One in three people aged 65+ will fall at least once a year. Rather than just rehabilitating people after they fall and fracture, Brisbane physiotherapist Meg Lowry has developed the Balance Yourself step-by-step guidebook to better balance. Her low-tech Clock Yourself app presents a series of brain games performed with the body and designed to prevent falls.

Christoph Niesel: The Next Stage: Rethinking entrepreneurial spaces for older adults

Shifts in traditional employment and retirement have made it increasingly important to ensure older adults have the freedom and control to continue working in whatever domains they choose. This idea seeks to bring like-minded persons together where they can seek tutelage, create business opportunities and remain current with the changing, often digital dynamic of modern employment.

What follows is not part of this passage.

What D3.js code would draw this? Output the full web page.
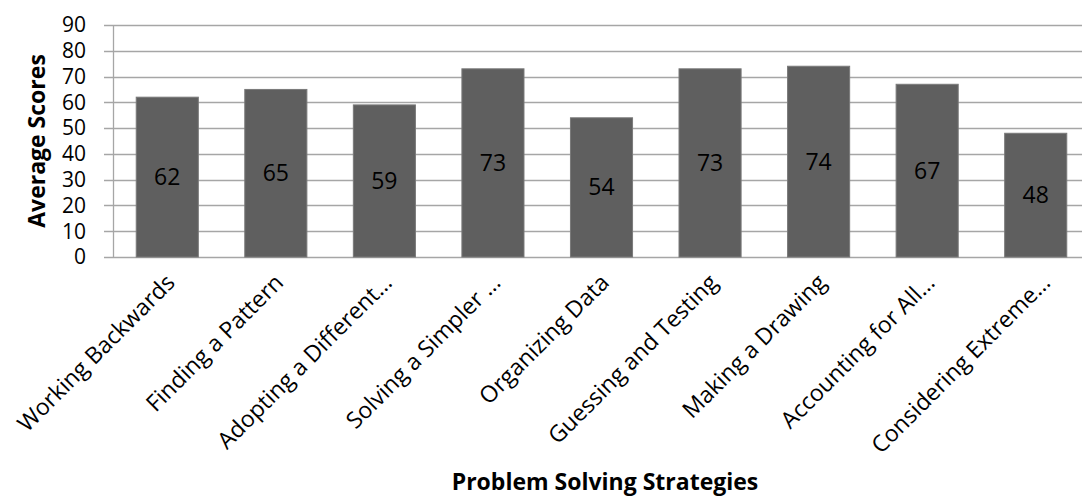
<!DOCTYPE html>
<html>
<head>
<meta charset="utf-8">
<script src="https://cdn.jsdelivr.net/npm/d3@7"></script>
<style>
  body { margin: 0; background: #fff; }
  text { font-family: "Open Sans", sans-serif; fill: #000; }
  .grid line { stroke: #a6a6a6; stroke-width: 1.3; }
  .bar { fill: #5f5f5f; stroke: #7a7a7a; stroke-width: 1; }
</style>
</head>
<body>
<script>
/*
DATA
*/
const strategies = ["Working Backwards", "Finding a Pattern", "Adopting a Different…",
  "Solving a Simpler …", "Organizing Data", "Guessing and Testing",
  "Making a Drawing", "Accounting for All…", "Considering Extreme…"]
const scores = [62, 65, 59, 73, 54, 73, 74, 67, 48]
const yTicks = [0, 10, 20, 30, 40, 50, 60, 70, 80, 90]

/*
SET UP
*/
const w = 1082
const h = 496
const m = ({top: 25, right: -8, bottom: 239, left: 113})

const svg = d3.select("body")
  .append("svg")
  .attr("width", w)
  .attr("height", h);

let x = d3.scaleBand()
  .domain(strategies)
  .range([m.left, w - m.right]);

let y = d3.scaleLinear()
  .domain([0, 90])
  .range([h - m.bottom, m.top]);

const barW = x.bandwidth() * 0.572

// gridlines + tick marks (they stick out left of the axis)
svg.append("g")
  .attr("class", "grid")
  .selectAll("line")
  .data(yTicks)
  .join("line")
  .attr("x1", m.left - 9)
  .attr("x2", w - m.right)
  .attr("y1", (d) => Math.round(y(d)) + 0.5)
  .attr("y2", (d) => Math.round(y(d)) + 0.5);

// y axis line
svg.append("line")
  .attr("x1", m.left + 0.5)
  .attr("x2", m.left + 0.5)
  .attr("y1", y(90))
  .attr("y2", y(0))
  .attr("stroke", "#a6a6a6")
  .attr("stroke-width", 1.3);

// y tick labels
svg.selectAll(".ytick")
  .data(yTicks)
  .join("text")
  .attr("class", "ytick")
  .attr("x", 86)
  .attr("y", (d) => y(d))
  .attr("dy", "0.35em")
  .attr("text-anchor", "end")
  .style("font-size", "21px")
  .text((d) => d);

// bars
svg.selectAll(".bar")
  .data(scores)
  .join("rect")
  .attr("class", "bar")
  .attr("x", (d, i) => x(strategies[i]) + (x.bandwidth() - barW) / 2)
  .attr("y", (d) => y(d))
  .attr("width", barW)
  .attr("height", (d) => y(0) - y(d));

// value labels in the middle of each bar
svg.selectAll(".val")
  .data(scores)
  .join("text")
  .attr("class", "val")
  .attr("x", (d, i) => x(strategies[i]) + x.bandwidth() / 2)
  .attr("y", (d) => (y(d) + y(0)) / 2)
  .attr("dy", "0.35em")
  .attr("text-anchor", "middle")
  .style("font-size", "23px")
  .text((d) => d);

// rotated category labels
svg.selectAll(".xlab")
  .data(strategies)
  .join("text")
  .attr("class", "xlab")
  .attr("text-anchor", "end")
  .attr("transform", (d, i) => `translate(${x(d) + x.bandwidth() / 2 + (i === 8 ? 16 : 9)}, 284) rotate(-45)`)
  .style("font-size", "23px")
  .text((d) => d);

// axis titles
svg.append("text")
  .attr("transform", "translate(45, 141) rotate(-90)")
  .attr("text-anchor", "middle")
  .style("font-size", "23px")
  .style("font-weight", "bold")
  .text("Average Scores");

svg.append("text")
  .attr("x", 605)
  .attr("y", 490)
  .attr("text-anchor", "middle")
  .style("font-size", "23px")
  .style("font-weight", "bold")
  .text("Problem Solving Strategies");
</script>
</body>
</html>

Pearl James: An Inclusive Community

The ‘Inclusive Community’ is a reinvention of the community centre and focuses on creating shared community spaces to foster intergenerational interaction and counter the negative effects of elderly age-segregation. It’s a model that aging communities could incorporate into their built environments to generate a more socially inclusive and age-friendly future.

Robin Drogemuller: Disaggregating senior care provision through community integration

On Google Earth many aged care developments look like islands in a sea of suburbia. This project aims to provide improved physical facilities, embedded in the community, to which current aged care services could be provided incrementally and economically. The concept champions the gradual adaption of a suburb to use slightly increased densities to improve living options for all in that community.

The Senior Living Challenge will take place from 5.30pm tonight (Tuesday 27 February) at QUT’s Gardens Point campus. The event is proudly supported by the QUT Foundry and QUT Bluebox.